- **GIVEN INFORMATION**:
########################################

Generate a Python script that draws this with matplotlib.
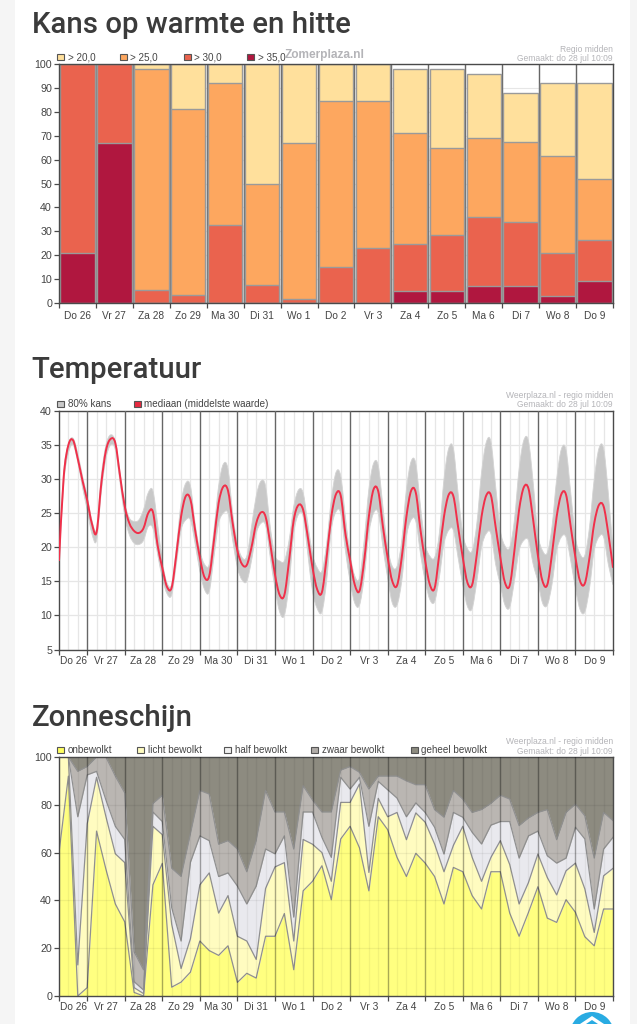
import numpy as np
import matplotlib
matplotlib.use('Agg')
import matplotlib.pyplot as plt
from matplotlib.patches import Rectangle, Circle, Polygon, PathPatch
from matplotlib.path import Path

W, H = 637, 1024

days = ['Do 26', 'Vr 27', 'Za 28', 'Zo 29', 'Ma 30', 'Di 31', 'Wo 1', 'Do 2',
        'Vr 3', 'Za 4', 'Zo 5', 'Ma 6', 'Di 7', 'Wo 8', 'Do 9']

# Kans op warmte en hitte (cumulative from the bottom, each is a chance)
above_20 = [100, 100, 100, 100, 100, 100, 100, 100, 100, 98, 98, 96, 88, 92, 92]
above_25 = [100, 100, 98, 81, 92, 50, 67, 84.5, 84.5, 71, 65, 69, 67.5, 61.5, 52]
above_30 = [100, 100, 5.5, 3.5, 32.5, 7.5, 1.5, 15, 23, 24.5, 28.5, 36, 34, 21, 26.5]
above_35 = [21, 67, 0, 0, 0, 0, 0, 0, 0, 5, 5, 7, 7, 3, 9]

# Temperatuur, one value every 3 hours starting at 06:00 on Do 26
temp_hours = np.arange(6, 361, 3)
temp_median = [18, 30.3, 35, 35.7, 33, 29.8,
               26.9, 23.5, 22.2, 29.3, 34.2, 35.9, 35.3, 30.5,
               26, 23.5, 22.4, 22.1, 22.8, 25, 25.2, 20.3,
               17, 14.2, 14.1, 19, 24.5, 27.5, 27, 22.5,
               18.5, 15.6, 15.8, 21, 26.5, 28.9, 28.3, 23.5,
               19.5, 17.5, 17.4, 20, 23.5, 25.1, 24.5, 20.5,
               16, 13, 13, 18, 24, 26.2, 25.5, 21.5,
               17, 13.8, 13.4, 18.5, 24.5, 27.8, 27.6, 22,
               18.1, 14.5, 13.6, 18, 24.5, 28.5, 28.2, 23,
               18.5, 15, 14.4, 18.5, 24.5, 28.3, 28, 22.5,
               18, 14.5, 14, 19, 24.5, 27.7, 27.5, 23,
               18.5, 14.8, 14.5, 19, 24.5, 27.6, 27.6, 23,
               18.5, 14.8, 14.4, 19.5, 25.5, 28.8, 28.6, 24,
               18.8, 15, 14.5, 19, 24.5, 27.8, 27.7, 23,
               18.5, 15, 14.7, 18.5, 23.5, 26.2, 26, 22,
               17]
temp_high = [18.5, 31, 35.2, 36, 33.8, 30.5,
             27.5, 24, 22.7, 30.5, 35, 36.5, 35.5, 31,
             26.5, 24.3, 23.8, 24, 25.5, 28, 28.3, 23.5,
             18, 14.8, 14.6, 20, 26.5, 29.4, 29, 23.5,
             19.5, 17.5, 17.5, 22.5, 29, 32.2, 31.5, 25,
             20.5, 18.5, 18.7, 23, 27.5, 29.7, 29, 23,
             18.8, 18, 18, 21, 26, 28.4, 28, 23.5,
             19, 17, 16.5, 20.5, 27, 31, 30.5, 24.5,
             19, 15.8, 15.5, 21, 28.5, 32.3, 32, 26,
             20, 17.2, 17.2, 21, 28.5, 32.6, 32.3, 26,
             20.5, 18.7, 18.5, 22, 30, 34.5, 34.5, 28,
             22, 19.8, 19.5, 23.5, 31, 35.4, 35.5, 29,
             22.5, 20.2, 20, 24, 31.5, 35.7, 35.6, 29.5,
             22, 19.5, 19.2, 23, 30, 34.4, 34.3, 28,
             21.5, 19, 18.8, 23, 30, 34.5, 34.5, 28,
             19.5]
temp_low = [17.5, 29.3, 33.8, 35, 32.5, 28.8,
            25.5, 22, 21, 28, 33, 35, 34.3, 29.5,
            24.5, 21.8, 20.6, 20.4, 21, 23, 22.8, 19,
            15.5, 13.2, 13, 17.5, 22.5, 24, 24, 20.5,
            16.5, 13.8, 13.5, 18.5, 23.5, 25, 25, 21,
            17, 15.2, 15, 18, 22, 23.5, 23.2, 18.5,
            14, 10.5, 10, 14.5, 22, 24.8, 24.5, 19,
            13.5, 11, 10.5, 15, 22.5, 25.2, 25, 19.5,
            15, 11.8, 11.5, 15.5, 22, 25, 25, 20,
            15.5, 11.8, 11.5, 15, 21.5, 24, 23.8, 19,
            15, 12.3, 12, 15.5, 20.5, 22.5, 22.5, 18.5,
            14.5, 11.3, 11, 15, 20, 22, 22, 17.5,
            14.5, 11.5, 11.2, 15, 19.5, 21, 21, 17.5,
            15, 11.8, 11.5, 14.5, 19.5, 21.5, 21.5, 18,
            14, 10.8, 10.5, 14, 19.5, 21.5, 21.5, 17.5,
            14.5]

# Zonneschijn, stacked boundaries, one value every 6 hours
sun_hours = np.arange(6, 361, 6)
onbewolkt = [60, 92, 0, 3.5, 69, 53, 38.5, 31, 1.5, 0, 46.5, 55.5, 3.7, 5.8, 10,
             23, 19, 17, 21, 5.7, 9.5, 7.5, 25, 25, 34.5, 11, 44, 48,
             54.5, 40.3, 65.7, 71, 62, 44, 75, 69.6, 58, 50, 59.7, 55.6, 50, 38.5,
             53.8, 52, 42, 36.4, 52, 52, 34.7, 25, 35, 45.7, 32.6, 30.8, 40.3, 35,
             24.8, 21, 36.4, 36.4]
licht = [100, 100, 13, 72, 91.5, 75, 59.5, 55.8, 3.5, 1, 71, 67.5, 30, 11.5, 24,
         46.5, 51.5, 34.7, 42, 25, 23, 15.3, 45, 54, 55.8, 23, 65.5, 63.5,
         60, 48, 81, 81, 88.7, 51.7, 82.7, 75, 76.8, 65.4, 76.6, 72.7, 63.6, 52,
         63, 71, 58, 48, 58, 65, 55, 38.5, 47.5, 59.4, 49.6, 42.3, 52.4, 55.6,
         44.8, 26.6, 50.3, 53.4]
half = [100, 100, 75, 92.5, 94, 82, 71, 65.5, 6, 2.5, 77, 73, 37, 23, 56,
        67, 65, 50, 51.5, 46, 38.5, 46, 61.5, 59.5, 67, 33, 77, 77,
        66.4, 58, 91.5, 86.6, 91.5, 71, 89.8, 86.3, 82.8, 75, 80.8, 76.8, 70.6, 59.4,
        76.8, 74.8, 68.5, 63.6, 71.5, 73, 73, 57.7, 67, 69, 58.7, 55.6, 57.7, 70.6,
        65.7, 36.4, 61.5, 66.4]
zwaar = [100, 100, 94, 96, 100, 100, 92, 85, 18.5, 11, 80.5, 84, 53.5, 50, 68,
         86, 84.5, 63.5, 65, 61.5, 52, 65, 86, 77, 77, 61.5, 88, 82,
         77, 77, 94.5, 96, 93.6, 86.6, 92, 92, 92, 90, 88.4, 88.4, 78, 74.8,
         86, 82.4, 76.8, 78, 80.6, 84, 82.4, 71.3, 74.5, 76.8, 78, 65.4, 76.8, 80.3,
         75.4, 57.7, 76.8, 73.4]

TEXT = '#444444'
FRAME = '#4a4a4a'
FAINT = '#b4b4b8'
GRID = '#e6e6e6'
LABEL_FONT = 'Liberation Sans'

fig = plt.figure(figsize=(W / 100, H / 100), dpi=100, facecolor='white')


def px_text(x, y, s, **kw):
    kw.setdefault('family', LABEL_FONT)
    kw.setdefault('va', 'center')
    return fig.text(x / W, 1 - y / H, s, **kw)


def px_rect(x, y, w, h, **kw):
    fig.add_artist(Rectangle((x / W, 1 - (y + h) / H), w / W, h / H,
                             transform=fig.transFigure, **kw))


def make_axes(top, bottom, left=59, right=613):
    ax = fig.add_axes([left / W, 1 - bottom / H, (right - left) / W, (bottom - top) / H])
    for s in ax.spines.values():
        s.set_color(FRAME)
        s.set_linewidth(1.0)
    ax.tick_params(axis='y', length=3.5, width=0.9, color=FRAME, labelsize=7.7,
                   labelcolor=TEXT, pad=1.5)
    ax.tick_params(axis='x', length=3.5, width=0.9, color=FRAME, labelsize=7.7,
                   labelcolor=TEXT, pad=0)
    for lab in ax.get_xticklabels() + ax.get_yticklabels():
        lab.set_family(LABEL_FONT)
    return ax


def legend(y, xs, names, colors):
    for x, name, c in zip(xs, names, colors):
        px_rect(x, y - 3.5, 6.5, 6.5, facecolor=c, edgecolor='#555555', linewidth=0.8)
        px_text(x + 10.5, y, name, fontsize=7.15, color=TEXT)


def day_labels(ax, hour_edges, y_px=8):
    # labels sit in the middle of each day block, below the axis
    for i, name in enumerate(days):
        mid = (hour_edges[i] + hour_edges[i + 1]) / 2
        ax.annotate(name, (mid, 0), xycoords=('data', 'axes fraction'),
                    xytext=(0, -y_px * 0.72), textcoords='offset points', ha='center', va='top',
                    fontsize=7.3, color=TEXT, family=LABEL_FONT)


def curve_segments(xs, ys):
    # bezier control points so the line runs smoothly through every reading
    xs = np.asarray(xs, dtype=float)
    ys = np.asarray(ys, dtype=float)
    verts = []
    for i in range(len(xs) - 1):
        a = max(i - 1, 0)
        d = min(i + 2, len(xs) - 1)
        verts.append((xs[i] + (xs[i + 1] - xs[a]) / 6, ys[i] + (ys[i + 1] - ys[a]) / 6))
        verts.append((xs[i + 1] - (xs[d] - xs[i]) / 6, ys[i + 1] - (ys[d] - ys[i]) / 6))
        verts.append((xs[i + 1], ys[i + 1]))
    return verts


def smooth_line(xs, ys):
    verts = [(xs[0], ys[0])] + curve_segments(xs, ys)
    codes = [Path.MOVETO] + [Path.CURVE4] * (len(verts) - 1)
    return Path(verts, codes)


def smooth_band(xs, low, high):
    upper = curve_segments(xs, high)
    lower = curve_segments(xs[::-1], low[::-1])
    verts = [(xs[0], high[0])] + upper + [(xs[-1], low[-1])] + lower + [(xs[0], high[0])]
    codes = ([Path.MOVETO] + [Path.CURVE4] * len(upper) + [Path.LINETO]
             + [Path.CURVE4] * len(lower) + [Path.CLOSEPOLY])
    return Path(verts, codes)


# page strips and headings
px_rect(0, 0, 15, H, facecolor='#f5f5f5', edgecolor='none')
px_rect(630, 0, 7, H, facecolor='#f5f5f5', edgecolor='none')
for y, title in [(33, 'Kans op warmte en hitte'), (378, 'Temperatuur'), (725.5, 'Zonneschijn')]:
    px_text(31.5, y, title, family='Roboto', fontweight=500, fontsize=21.2, color='#3b3b3b',
            va='baseline')

# --- Kans op warmte en hitte
ax1 = make_axes(64, 303)
x = np.arange(15) + 0.5
ax1.set_xlim(0, 15)
ax1.set_ylim(0, 100)
ax1.set_yticks(range(0, 101, 10))
ax1.grid(axis='both', color=GRID, linewidth=0.8)
ax1.set_axisbelow(True)
bar_edge = '#9a9a9a'
for vals, c in [(above_20, '#ffe09c'), (above_25, '#fda75f'),
                (above_30, '#ea634e'), (above_35, '#b0173f')]:
    ax1.bar(x, vals, width=0.93, color=c, edgecolor=bar_edge, linewidth=1.0, zorder=2)
ax1.set_xticks(range(16))
ax1.set_xticklabels([])
for d in range(1, 15):
    ax1.axvline(d, color='#666666', linewidth=1.0, zorder=1)
day_labels(ax1, list(range(16)), y_px=8)
legend(57, [57, 120, 184, 247], ['> 20,0', '> 25,0', '> 30,0', '> 35,0'],
       ['#ffe09c', '#fda75f', '#ea634e', '#b0173f'])
px_text(285, 55, 'Zomerplaza.nl', fontsize=8.6, fontweight='bold', color=FAINT)
px_text(613, 49, 'Regio midden', fontsize=6.15, color=FAINT, ha='right')
px_text(613, 58.5, 'Gemaakt: do 28 jul 10:09', fontsize=6.15, color=FAINT, ha='right')

# --- Temperatuur
ax2 = make_axes(411, 649.5)
ax2.set_xlim(6, 360)
ax2.set_ylim(5, 40)
ax2.set_yticks(range(5, 41, 5))
day_edges = [6] + list(range(24, 361, 24))
ax2.set_xticks(day_edges)
ax2.set_xticklabels([])
ax2.set_xticks(np.arange(6, 361, 6), minor=True)
ax2.tick_params(axis='x', which='minor', length=0)
ax2.grid(axis='x', which='minor', color=GRID, linewidth=0.9)
ax2.grid(axis='y', color=GRID, linewidth=0.9)
ax2.set_axisbelow(True)
ax2.add_patch(PathPatch(smooth_band(temp_hours, temp_low, temp_high), facecolor='#c8c8c8',
                        edgecolor='#d4d4d4', linewidth=0.6, zorder=2))
for d in day_edges[1:-1]:
    ax2.axvline(d, color='#666666', linewidth=1.0, zorder=3)
ax2.add_patch(PathPatch(smooth_line(temp_hours, temp_median), facecolor='none',
                        edgecolor='#f0304a', linewidth=1.4, zorder=4))
day_labels(ax2, day_edges, y_px=7)
legend(404, [57, 134], ['80% kans', 'mediaan (middelste waarde)'], ['#c8c8c8', '#e8293f'])
px_text(613, 395, 'Weerplaza.nl - regio midden', fontsize=6.15, color=FAINT, ha='right')
px_text(613, 404.5, 'Gemaakt: do 28 jul 10:09', fontsize=6.15, color=FAINT, ha='right')

# --- Zonneschijn
ax3 = make_axes(757, 996)
ax3.set_xlim(6, 360)
ax3.set_ylim(0, 100)
ax3.set_yticks(range(0, 101, 20))
ax3.set_xticks(day_edges)
ax3.set_xticklabels([])
sun_colors = ['#ffff80', '#fffcc0', '#e9e9ee', '#bab6b2', '#8d8b80']
bounds = [np.zeros(len(sun_hours)), onbewolkt, licht, half, zwaar, np.full(len(sun_hours), 100.0)]
for i, c in enumerate(sun_colors):
    ax3.fill_between(sun_hours, bounds[i], bounds[i + 1], color=c, linewidth=0, zorder=1)
for b in bounds[1:-1]:
    ax3.plot(sun_hours, b, color='#909090', linewidth=0.9, zorder=2)
for h in np.arange(6, 361, 6):
    ax3.axvline(h, color='#000000', alpha=0.05, linewidth=0.9, zorder=3)
for v in range(20, 100, 20):
    ax3.axhline(v, color='#000000', alpha=0.06, linewidth=0.9, zorder=3)
for d in day_edges[1:-1]:
    ax3.axvline(d, color='#000000', alpha=0.3, linewidth=1.0, zorder=3)
day_labels(ax3, day_edges, y_px=6.5)
legend(750, [57, 137, 224, 311, 411],
       ['onbewolkt', 'licht bewolkt', 'half bewolkt', 'zwaar bewolkt', 'geheel bewolkt'],
       ['#ffff60', '#fffcc0', '#f0f0f0', '#b0aca8', '#8d8b80'])
px_text(613, 741.5, 'Weerplaza.nl - regio midden', fontsize=6.15, color=FAINT, ha='right')
px_text(613, 751, 'Gemaakt: do 28 jul 10:09', fontsize=6.15, color=FAINT, ha='right')

# scroll-to-top button cut off by the bottom edge
fig_ax = fig.add_axes([0, 0, 1, 1], facecolor='none')
fig_ax.set_xlim(0, W)
fig_ax.set_ylim(H, 0)
fig_ax.axis('off')
fig_ax.add_patch(Circle((592, 1034), 22, facecolor='#29abe2', edgecolor='none'))
fig_ax.add_patch(Polygon([(580, 1024), (592, 1016), (604, 1024), (598, 1024), (592, 1020), (586, 1024)],
                         facecolor='white', edgecolor='none'))

fig.savefig('out.png', dpi=100)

########################################

- **WHAT IS REQUIRED**: Exactly restate the lines from the beginning of the data through the line with "5, 7, 7, 3, 9]", and no others, keeping pictures out.

- **COMPLETE RESPONSE**:
Generate a Python script that draws this with matplotlib.
import numpy as np
import matplotlib
matplotlib.use('Agg')
import matplotlib.pyplot as plt
from matplotlib.patches import Rectangle, Circle, Polygon, PathPatch
from matplotlib.path import Path

W, H = 637, 1024

days = ['Do 26', 'Vr 27', 'Za 28', 'Zo 29', 'Ma 30', 'Di 31', 'Wo 1', 'Do 2',
        'Vr 3', 'Za 4', 'Zo 5', 'Ma 6', 'Di 7', 'Wo 8', 'Do 9']

# Kans op warmte en hitte (cumulative from the bottom, each is a chance)
above_20 = [100, 100, 100, 100, 100, 100, 100, 100, 100, 98, 98, 96, 88, 92, 92]
above_25 = [100, 100, 98, 81, 92, 50, 67, 84.5, 84.5, 71, 65, 69, 67.5, 61.5, 52]
above_30 = [100, 100, 5.5, 3.5, 32.5, 7.5, 1.5, 15, 23, 24.5, 28.5, 36, 34, 21, 26.5]
above_35 = [21, 67, 0, 0, 0, 0, 0, 0, 0, 5, 5, 7, 7, 3, 9]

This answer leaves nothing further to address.